_What is asked_
Starting at the first line of the listing below, repeat each line exactly until the line containing "import plotly.graph_objects as go", which you include. Leave out pictures.

## START Dataset content

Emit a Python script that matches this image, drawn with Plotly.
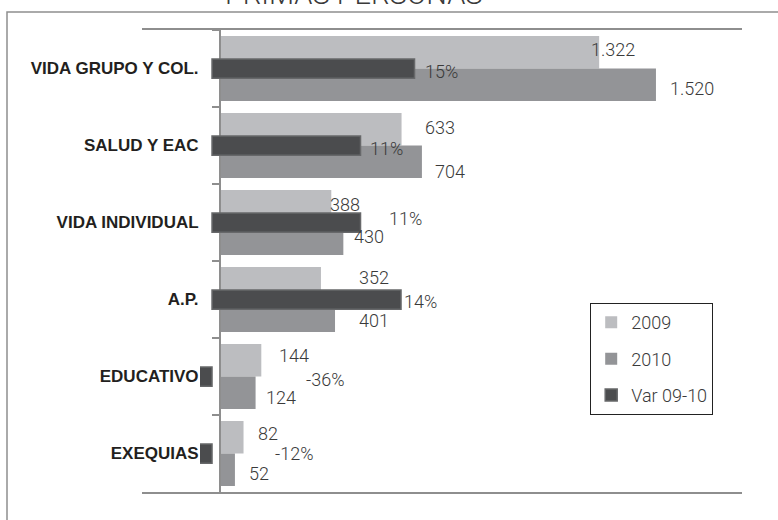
import plotly.graph_objects as go

# ---- data ----
categories = ["VIDA GRUPO Y COL.", "SALUD Y EAC", "VIDA INDIVIDUAL", "A.P.", "EDUCATIVO", "EXEQUIAS"]
primas_2009 = [1322, 633, 388, 352, 144, 82]
primas_2010 = [1520, 704, 430, 401, 124, 52]
var_09_10 = [15, 11, 11, 14, -36, -12]
title_text = "PRIMAS PERSONAS"
legend_names = ["2009", "2010", "Var 09-10"]

# ---- style ----
C2009 = "#bcbdc0"
C2010 = "#939497"
CVAR = "#4b4c4e"
AXIS = "#8e8e8e"
TXT = "#3a3a3a"
VALFONT = dict(family="Roboto", size=18, color=TXT, weight=300)

# per-label pixel nudges (layout only)
nudge_2009_x = [-10, 21, -3, 36, 16, 12]
nudge_2009_y = [19.5, 18.5, 18.5, 22.5, 21.5, 20.5]
nudge_2010_x = [12, 11, 9, 22, 8, 12]
nudge_2010_y = [-19.5, -25.5, -13.5, -20.5, -20.5, -19.5]
nudge_var_x = [8, 7, 26, 1, 92, 61]
nudge_var_y = [-2.5, -2.5, 4.5, -1.5, -2.5, 0.5]


def fmt(v):
    return f"{v:,}".replace(",", ".")


fig = go.Figure()
fig.add_trace(go.Bar(y=categories, x=primas_2009, orientation="h", name=legend_names[0],
                     marker=dict(color=C2009, line=dict(width=0)), xaxis="x", yaxis="y",
                     legendgroup="a", hoverinfo="skip"))
fig.add_trace(go.Bar(y=categories, x=primas_2010, orientation="h", name=legend_names[1],
                     marker=dict(color=C2010, line=dict(width=0)), xaxis="x", yaxis="y",
                     legendgroup="b", hoverinfo="skip"))
fig.add_trace(go.Bar(y=categories, x=var_09_10, orientation="h", name=legend_names[2],
                     marker=dict(color=CVAR, line=dict(color="#67686a", width=1.5)),
                     width=0.25, xaxis="x2", yaxis="y", legendgroup="c", hoverinfo="skip"))

ann = []
for i, c in enumerate(categories):
    ann.append(dict(x=primas_2009[i], y=c, xref="x", yref="y", text=fmt(primas_2009[i]),
                    showarrow=False, xanchor="left", yanchor="middle",
                    xshift=nudge_2009_x[i], yshift=nudge_2009_y[i], font=VALFONT))
    ann.append(dict(x=primas_2010[i], y=c, xref="x", yref="y", text=fmt(primas_2010[i]),
                    showarrow=False, xanchor="left", yanchor="middle",
                    xshift=nudge_2010_x[i], yshift=nudge_2010_y[i], font=VALFONT))
    ann.append(dict(x=max(var_09_10[i], 0), y=c, xref="x2", yref="y", text=f"{var_09_10[i]}%",
                    showarrow=False, xanchor="left", yanchor="middle",
                    xshift=nudge_var_x[i], yshift=nudge_var_y[i], font=VALFONT))

ann.append(dict(x=0.353, y=1.037, xref="paper", yref="paper", text=title_text, showarrow=False,
                xanchor="center", yanchor="bottom",
                font=dict(family="Roboto", size=29, color=TXT, weight=300)))

fig.update_layout(
    width=778, height=520, autosize=False,
    margin=dict(l=142, r=36, t=30, b=28),
    paper_bgcolor="white", plot_bgcolor="rgba(0,0,0,0)",
    barmode="group", bargap=0.156, bargroupgap=0,
    showlegend=True,
    legend=dict(x=0.747, y=0.409, xanchor="left", yanchor="top",
                bordercolor="#222222", borderwidth=1, bgcolor="white",
                font=dict(family="Roboto", size=18, color=TXT, weight=300),
                traceorder="grouped", tracegroupgap=10),
    xaxis=dict(range=[-272, 1820], domain=[0, 1], showticklabels=False, showgrid=False,
               zeroline=False, showline=True, mirror=True, linecolor=AXIS, linewidth=2,
               ticks="", fixedrange=True),
    xaxis2=dict(range=[-0.89, 39.26], domain=[0.0967, 1], anchor="y", visible=False,
                fixedrange=True),
    yaxis=dict(autorange="reversed", anchor="free", position=0.13, showline=True,
               linecolor=AXIS, linewidth=2, ticks="outside", tickson="boundaries",
               ticklen=7, tickwidth=2, tickcolor=AXIS, showgrid=False, zeroline=False,
               ticklabelstandoff=17,
               tickfont=dict(family="Liberation Sans", size=17, color="#231f20", weight="bold")),
    annotations=ann,
    shapes=[dict(type="rect", xref="paper", yref="paper", x0=-0.225, x1=1.2, y0=-0.2, y1=1.039,
                 line=dict(color="#8f8f8f", width=1.5), fillcolor="rgba(0,0,0,0)", layer="below")],
)

fig.write_html("out.html", config={"displayModeBar": False},
               post_script="document.body.style.margin='0';")
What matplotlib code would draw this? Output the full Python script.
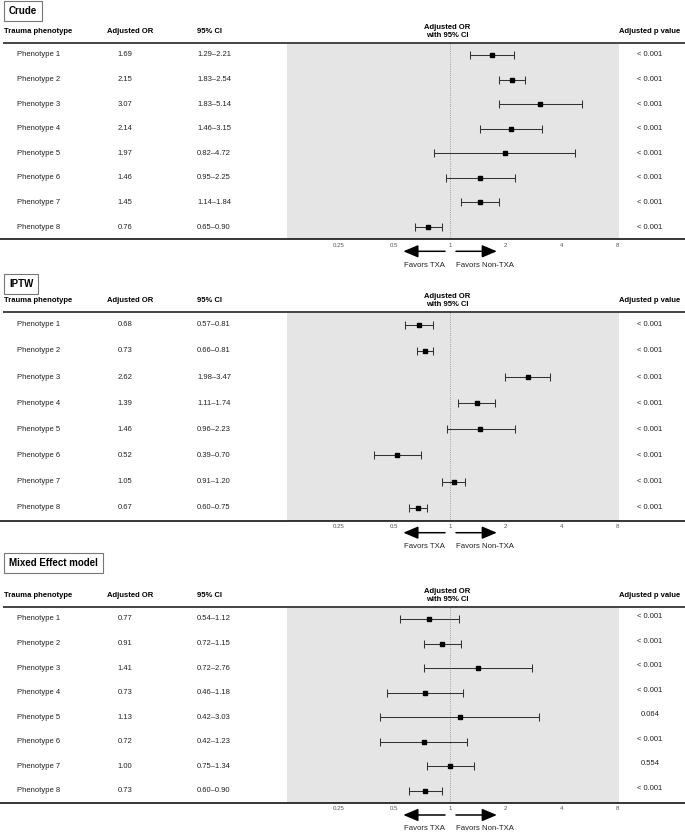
import matplotlib
matplotlib.use("Agg")
import matplotlib.pyplot as plt
from matplotlib.transforms import blended_transform_factory as blend

plt.rcParams['font.family'] = ['Liberation Sans', 'DejaVu Sans']

phenotypes = ["Phenotype %d" % i for i in range(1, 9)]

crude_or = [1.69, 2.15, 3.07, 2.14, 1.97, 1.46, 1.45, 0.76]
crude_lo = [1.29, 1.83, 1.83, 1.46, 0.82, 0.95, 1.14, 0.65]
crude_hi = [2.21, 2.54, 5.14, 3.15, 4.72, 2.25, 1.84, 0.90]
crude_p = ["< 0.001"] * 8

iptw_or = [0.68, 0.73, 2.62, 1.39, 1.46, 0.52, 1.05, 0.67]
iptw_lo = [0.57, 0.66, 1.98, 1.11, 0.96, 0.39, 0.91, 0.60]
iptw_hi = [0.81, 0.81, 3.47, 1.74, 2.23, 0.70, 1.20, 0.75]
iptw_p = ["< 0.001"] * 8

mixed_or = [0.77, 0.91, 1.41, 0.73, 1.13, 0.72, 1.00, 0.73]
mixed_lo = [0.54, 0.72, 0.72, 0.46, 0.42, 0.42, 0.75, 0.60]
mixed_hi = [1.12, 1.15, 2.76, 1.18, 3.03, 1.23, 1.34, 0.90]
mixed_p = ["< 0.001", "< 0.001", "< 0.001", "< 0.001", "0.064", "< 0.001", "0.554", "< 0.001"]

ticks = [0.25, 0.5, 1, 2, 4, 8]
tick_labels = ["0.25", "0.5", "1", "2", "4", "8"]

W, H = 685, 833
fig = plt.figure(figsize=(W / 100, H / 100), dpi=100)

# panel: title, box center y, top line y, bottom line y (pixels), data, p offset
panels = [
    ("Crude", 11, 42.7, 239.3, crude_or, crude_lo, crude_hi, crude_p, 0.0),
    ("IPTW", 284, 311.7, 520.7, iptw_or, iptw_lo, iptw_hi, iptw_p, 0.0),
    ("Mixed Effect model", 563, 606.7, 803.0, mixed_or, mixed_lo, mixed_hi, mixed_p, -0.1),
]

x0, x1 = 287, 619
xlo = 2 ** ((x0 - 450) / 55.8)
xhi = 2 ** ((x1 - 450) / 55.8)
txt = '#222222'

for title, box_y, top, bot, orv, lo, hi, pv, poff in panels:
    hpx = bot - top
    rowh = hpx / 8
    ax = fig.add_axes([x0 / W, 1 - bot / H, (x1 - x0) / W, hpx / H])
    ax.set_facecolor('#e5e5e5')
    ax.set_xscale('log', base=2)
    ax.set_xlim(xlo, xhi)
    ax.set_ylim(8.5, 0.5)
    for s in ax.spines.values():
        s.set_visible(False)
    ax.set_yticks([])
    ax.set_xticks(ticks)
    ax.set_xticklabels(tick_labels)
    ax.xaxis.set_minor_locator(matplotlib.ticker.NullLocator())
    ax.tick_params(axis='x', length=0, pad=2.5, labelsize=4.4, labelcolor='#555555')

    rows = list(range(1, 9))
    ax.axvline(1, color='#888888', lw=0.6, ls=':')
    err = [[o - l for o, l in zip(orv, lo)], [h - o for o, h in zip(orv, hi)]]
    ax.errorbar(orv, rows, xerr=err, fmt='s', color='black', ms=3,
                ecolor='#333333', elinewidth=0.75, capsize=3, capthick=0.75)

    tr = blend(fig.transFigure, ax.transData)
    hy = 0.5 - 11 / rowh
    ax.text(4 / W, hy, "Trauma phenotype", transform=tr, fontsize=5.5, fontweight='bold',
            ha='left', va='center', color='black')
    ax.text(130 / W, hy, "Adjusted OR", transform=tr, fontsize=5.5, fontweight='bold',
            ha='center', va='center', color='black')
    ax.text(197 / W, hy, "95% CI", transform=tr, fontsize=5.5, fontweight='bold',
            ha='left', va='center', color='black')
    ax.text(447 / W, hy, "Adjusted OR\nwith 95% CI", transform=tr, fontsize=5.5,
            fontweight='bold', ha='center', va='center', color='black', linespacing=1.1)
    ax.text(650 / W, hy, "Adjusted p value", transform=tr, fontsize=5.5, fontweight='bold',
            ha='center', va='center', color='black')

    for r, name, o, l, h, p in zip(rows, phenotypes, orv, lo, hi, pv):
        ax.text(17 / W, r, name, transform=tr, fontsize=5.5, ha='left', va='center', color=txt)
        ax.text(125 / W, r, "%.2f" % o, transform=tr, fontsize=5.5, ha='center', va='center', color=txt)
        ax.text(197 / W, r, "%.2f\u2013%.2f" % (l, h), transform=tr, fontsize=5.5,
                ha='left', va='center', color=txt)
        ax.text(650 / W, r + poff, p, transform=tr, fontsize=5.5, ha='center', va='center', color=txt)

    # horizontal rules
    lt = blend(fig.transFigure, ax.transAxes)
    ax.plot([0.004, 1], [1, 1], transform=lt, color='#444444', lw=1.4, clip_on=False,
            solid_capstyle='butt')
    ax.plot([0, 1], [0, 0], transform=lt, color='black', lw=1.1, clip_on=False,
            solid_capstyle='butt')

    # favors arrows
    at = blend(ax.transData, ax.transAxes)
    ya = -12 / hpx
    ax.annotate('', xy=(0.56, ya), xytext=(0.94, ya), xycoords=at, textcoords=at,
                arrowprops=dict(arrowstyle='-|>,head_length=0.9,head_width=0.38',
                                color='black', lw=1.1, shrinkA=0, shrinkB=0, mutation_scale=10),
                annotation_clip=False)
    ax.annotate('', xy=(1.79, ya), xytext=(1.077, ya), xycoords=at, textcoords=at,
                arrowprops=dict(arrowstyle='-|>,head_length=0.9,head_width=0.38',
                                color='black', lw=1.1, shrinkA=0, shrinkB=0, mutation_scale=10),
                annotation_clip=False)
    yt = -26 / hpx
    ax.text(0.94, yt, "Favors TXA", transform=at, fontsize=5.6, ha='right', va='center', color=txt)
    ax.text(1.077, yt, "Favors Non-TXA", transform=at, fontsize=5.6, ha='left', va='center', color=txt)

    # panel label box
    fig.text(9 / W, 1 - box_y / H, title, fontsize=7, fontweight='bold', ha='left', va='center',
             bbox=dict(boxstyle='square,pad=0.5', fc='white', ec='#777777', lw=0.8))

fig.savefig("out.png", dpi=100)
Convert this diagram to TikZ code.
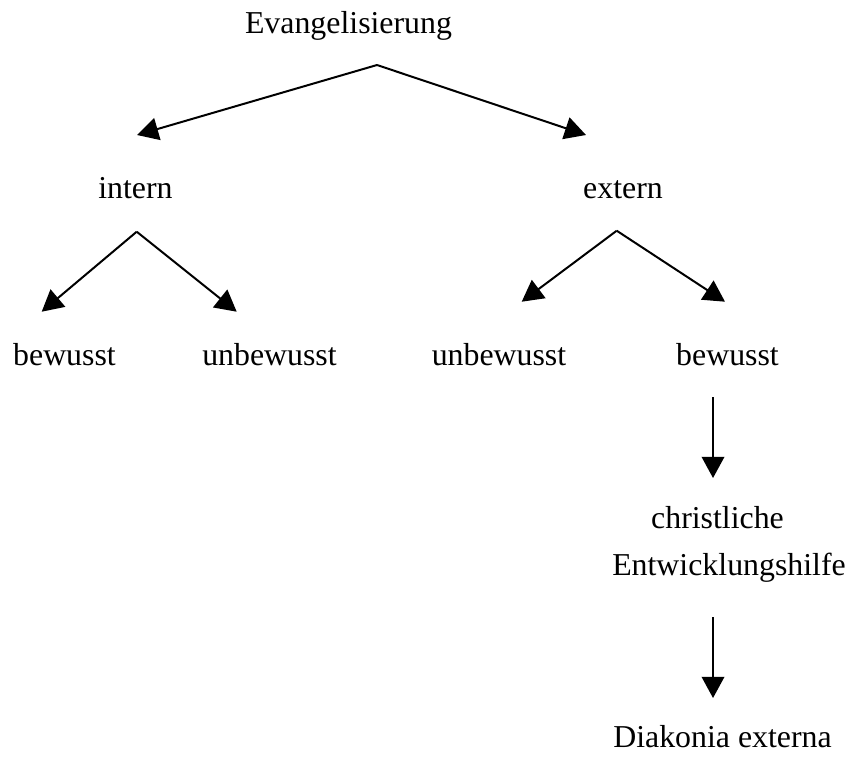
\documentclass[tikz,border=0pt]{standalone}
\usepackage{fontspec}
\setmainfont{Liberation Serif}
\usetikzlibrary{arrows.meta}
\tikzset{
    word/.style={anchor=base,inner sep=0,font=\fontsize{12}{14}\selectfont},
    pointer/.style={-{Triangle[length=8pt,width=8.5pt]},line width=0.75pt},
}
\newcommand{\fork}[3] {
    \draw[pointer] (#1) -- (#2);
    \draw[pointer] (#1) -- (#3);
}

\begin{document}
\begin{tikzpicture}[x=0.3768pt,y=-0.3768pt]
    \useasboundingbox (0,0) rectangle (850,756);
    % words
    \node[word] (evangel) at (348.5,33) {Evangelisierung};
    \node[word] (intern) at (135.5,198) {intern};
    \node[word] (extern) at (623,198) {extern};
    \node[word] (in-bew) at (64.5,365) {bewusst};
    \node[word] (in-unb) at (269.5,365) {unbewusst};
    \node[word] (ex-unb) at (499,365) {unbewusst};
    \node[word] (ex-bew) at (727.5,365) {bewusst};
    \node[word] (christ) at (717.5,528) {christliche};
    \node[word] (entw) at (729,575) {Entwicklungshilfe};
    \node[word] (diakonia) at (722.5,747) {Diakonia externa};
    % fork points and tips
    \coordinate (ev-fork) at (377,65);
    \coordinate (intern-tip) at (137,135);
    \coordinate (extern-tip) at (586,135);
    \coordinate (in-fork) at (136.7,231.7);
    \coordinate (in-bew-tip) at (41.7,311.7);
    \coordinate (in-unb-tip) at (236.7,311.7);
    \coordinate (ex-fork) at (616.7,230.7);
    \coordinate (ex-unb-tip) at (521.7,301.7);
    \coordinate (ex-bew-tip) at (725,301.7);
    \coordinate (bew-start) at (713,397);
    \coordinate (christ-tip) at (713,478);
    \coordinate (entw-start) at (713,617);
    \coordinate (diakonia-tip) at (713,698);
    % arrows
    \fork{ev-fork}{intern-tip}{extern-tip}
    \fork{in-fork}{in-bew-tip}{in-unb-tip}
    \fork{ex-fork}{ex-unb-tip}{ex-bew-tip}
    \draw[pointer] (bew-start) -- (christ-tip);
    \draw[pointer] (entw-start) -- (diakonia-tip);
\end{tikzpicture}
\end{document}
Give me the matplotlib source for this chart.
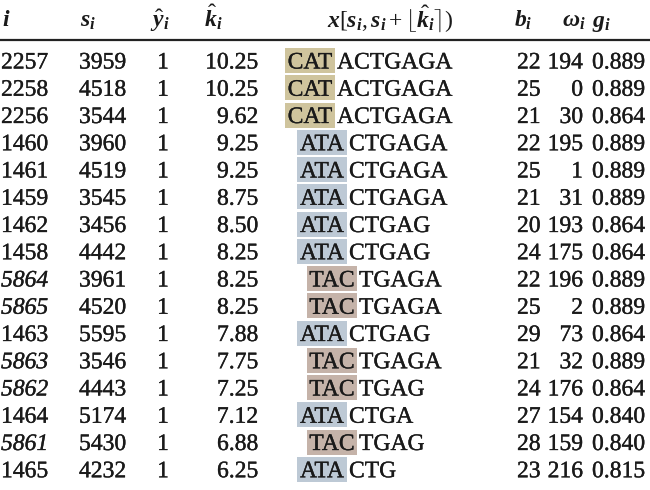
import matplotlib
matplotlib.use("Agg")
import matplotlib.pyplot as plt
from matplotlib.patches import Rectangle
import matplotlib.patheffects as pe

plt.rcParams['mathtext.fontset'] = 'custom'
plt.rcParams['mathtext.rm'] = 'Liberation Serif'
plt.rcParams['mathtext.it'] = 'Liberation Serif:italic:bold'
plt.rcParams['mathtext.bf'] = 'Liberation Serif:bold'
plt.rcParams['mathtext.bfit'] = 'Liberation Serif:italic:bold'

# ---- data ----
idx = [2257, 2258, 2256, 1460, 1461, 1459, 1462, 1458, 5864, 5865, 1463, 5863, 5862, 1464, 5861, 1465]
s_vals = [3959, 4518, 3544, 3960, 4519, 3545, 3456, 4442, 3961, 4520, 5595, 3546, 4443, 5174, 5430, 4232]
y_hat = [1, 1, 1, 1, 1, 1, 1, 1, 1, 1, 1, 1, 1, 1, 1, 1]
k_hat = ["10.25", "10.25", "9.62", "9.25", "9.25", "8.75", "8.50", "8.25", "8.25", "8.25",
         "7.88", "7.75", "7.25", "7.12", "6.88", "6.25"]
motif = ["CAT", "CAT", "CAT", "ATA", "ATA", "ATA", "ATA", "ATA", "TAC", "TAC",
         "ATA", "TAC", "TAC", "ATA", "TAC", "ATA"]
rest = ["ACTGAGA", "ACTGAGA", "ACTGAGA", "CTGAGA", "CTGAGA", "CTGAGA", "CTGAG", "CTGAG",
        "TGAGA", "TGAGA", "CTGAG", "TGAGA", "TGAG", "CTGA", "TGAG", "CTG"]
b_vals = [22, 25, 21, 22, 25, 21, 20, 24, 22, 25, 29, 21, 24, 27, 28, 23]
omega = [194, 0, 30, 195, 1, 31, 193, 175, 196, 2, 73, 32, 176, 154, 159, 216]
g_vals = ["0.889", "0.889", "0.864", "0.889", "0.889", "0.889", "0.864", "0.864", "0.889", "0.889",
          "0.864", "0.889", "0.864", "0.840", "0.840", "0.815"]
headers = [r"$i$", r"$s_i$", r"$\hat{y}_i$", r"$\hat{k}_i$",
           r"$\mathbfit{x}[s_i, s_i + \lfloor\hat{k}_i\rceil)$", r"$b_i$", r"$\omega_i$", r"$g_i$"]
italic_ids = {5864, 5865, 5863, 5862, 5861}

# ---- styles ----
motif_color = {"CAT": "#cfc49d", "ATA": "#bdc9d5", "TAC": "#c5b3a9"}
motif_left = {"CAT": 285, "ATA": 297, "TAC": 307}
FONT = "Liberation Serif"
FS = 17
thick = [pe.withStroke(linewidth=0.25, foreground="#1a1a1a")]

fig = plt.figure(figsize=(6.5, 4.9), dpi=100)
ax = fig.add_axes([0, 0, 1, 1])
ax.set_xlim(0, 650)
ax.set_ylim(490, 0)
ax.axis("off")

# header
hy = 26.5
hx = [(2, "left"), (80, "left"), (150, "left"), (204, "left"), (390, "center"),
      (514, "left"), (562, "left"), (592, "left")]
for (x, ha), h in zip(hx, headers):
    ax.text(x, hy, h, ha=ha, va="baseline", fontsize=17, family=FONT, color="#1a1a1a")
ax.plot([0, 650], [40, 40], color="#222222", lw=1.6, solid_capstyle="butt")

row0, dy = 61.0, 27.25
for r in range(len(idx)):
    yc = row0 + dy * r
    yb = yc + 7.5
    kw = dict(va="baseline", fontsize=FS, family=FONT, color="#1a1a1a", path_effects=thick)
    ax.text(1, yb, str(idx[r]), ha="left",
            style="italic" if idx[r] in italic_ids else "normal", **kw)
    ax.text(79, yb, str(s_vals[r]), ha="left", **kw)
    ax.text(163, yb, str(y_hat[r]), ha="center", **kw)
    ax.text(258, yb, k_hat[r], ha="right", **kw)
    m = motif[r]
    x0 = motif_left[m]
    ax.add_patch(Rectangle((x0, yc - 13), 50, 25, facecolor=motif_color[m], edgecolor="none"))
    ax.text(x0 + 25, yb, m, ha="center", **kw)
    ax.text(x0 + 52, yb, rest[r], ha="left", **kw)
    ax.text(517, yb, str(b_vals[r]), ha="left", **kw)
    ax.text(583, yb, str(omega[r]), ha="right", **kw)
    ax.text(592, yb, g_vals[r], ha="left", **kw)

fig.savefig("out.png", dpi=100)
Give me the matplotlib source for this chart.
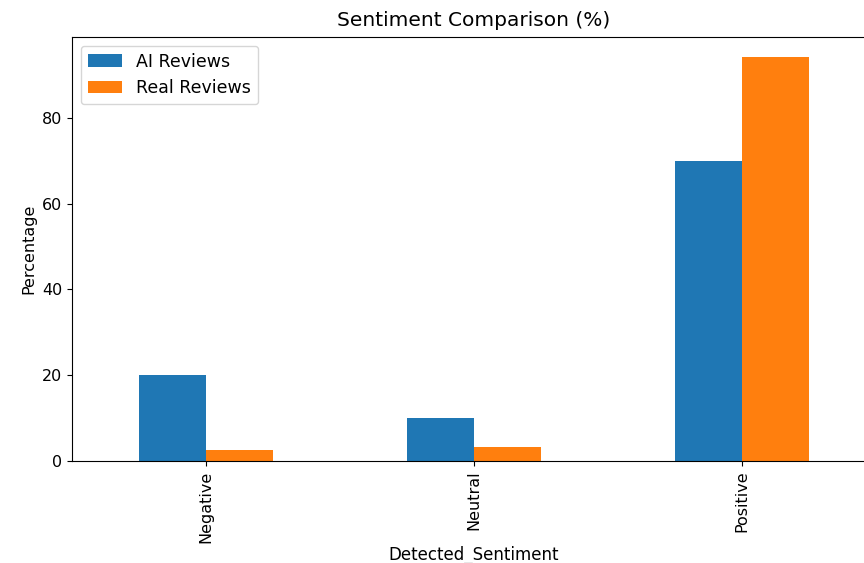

## END Dataset content

_Solution_
Emit a Python script that matches this image, drawn with Plotly.
import plotly.graph_objects as go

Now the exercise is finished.